Shanghai stocks slumped today as small-cap companies followed their peers on Shenzhen market in record decline amid concerns that ending a 13-month hiatus in initial public offerings may lead to a glut of new shares.

The benchmark Shanghai Composite Index slid 0.6 percent, or 13.13 points, to 2,207.37. Turnover was 151.9 billion yuan (US$24.9) at the trading close.

The China Securities Regulatory Commission on Saturday unveiled a guideline to reform the country’s shady IPO system toward a registration-based mechanism, pledging to improve market transparency and reducing the role of government in the issuance of new shares.

“Preparation will take about a month before companies can complete required procedures,” the CSRC said on its website. “We estimate about 50 companies will be ready to go public in January.”

China put on hold new share listings last November to crack down on IPO frauds, leaving more than 763 applicants on the waiting list as of last Thursday.

Small-cap firms led the decline, tracking their peers on the Shenzhen bourse which sent the ChiNext Index, a gauge of China’s Nasdaq-style board of growth firms, down 8.3 percent today, the biggest single-day slump since the board was launched in October 2009.

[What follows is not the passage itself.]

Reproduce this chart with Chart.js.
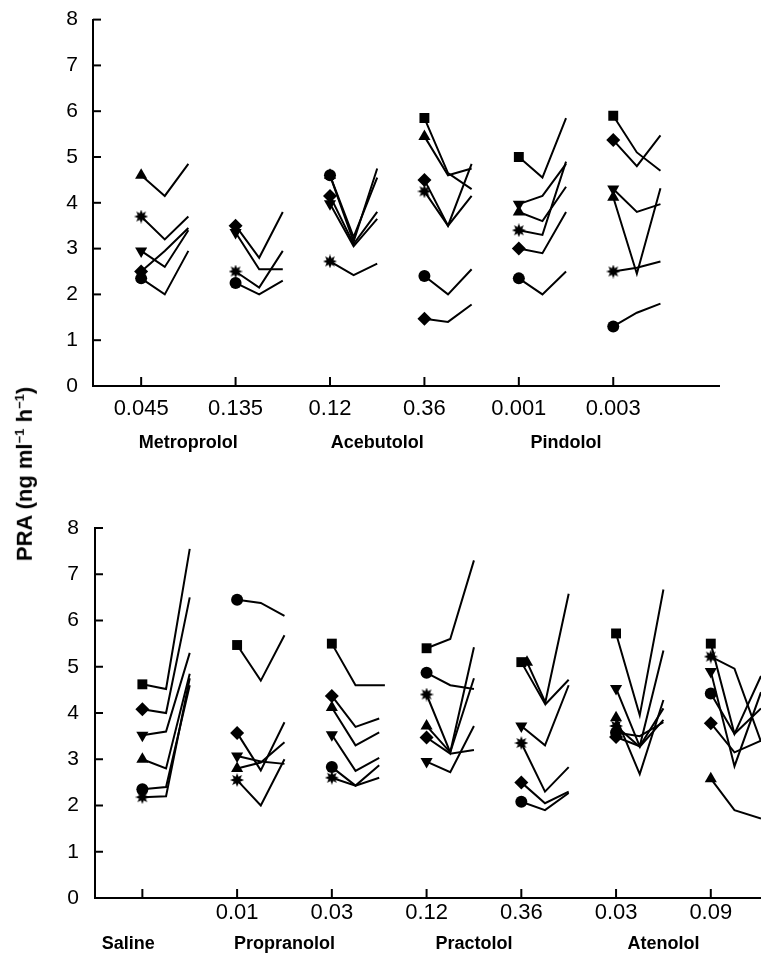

“The shift to a registration-based IPO system will lead to a surge in new share offerings next year,” the UBS Securities said in a note today.

The ChiNext, which is overvalued compared with its international peers, will be hard hit when 43 of the 83 companies that passed regulatory scrutiny are listed on the board, said the broker.

The ChiNext Index increased more than 90 percent this year before today’s tumble that far outpaced the 3 percent decline of CSI300 which tracks large-cap firms on Shanghai and Shenzhen bourses.

First Tractor Co Ltd plunged by the daily limit of 10 percent to 9.35 yuan. Dr. Peng Telecom & Media Group Co fell 8.3 percent to 14.38 yuan. Aerospace Communications Holdings Co declined 9.8 percent to 13.60 yuan.

Brokerages thrived on the IPO reform. China Merchants Securities Co surged 10 percent to 12.03 yuan. CITIC Securities, China’s largest broker, gained 5.1 percent to 13.56 yuan. Haitong Securities rose 5.5 percent to 12.41 yuan.

Wang Mingfei, analyst with Orient Securities, said the resumption of IPO is expected to boost brokerages’ investment in banking businesses by 100 percent next year.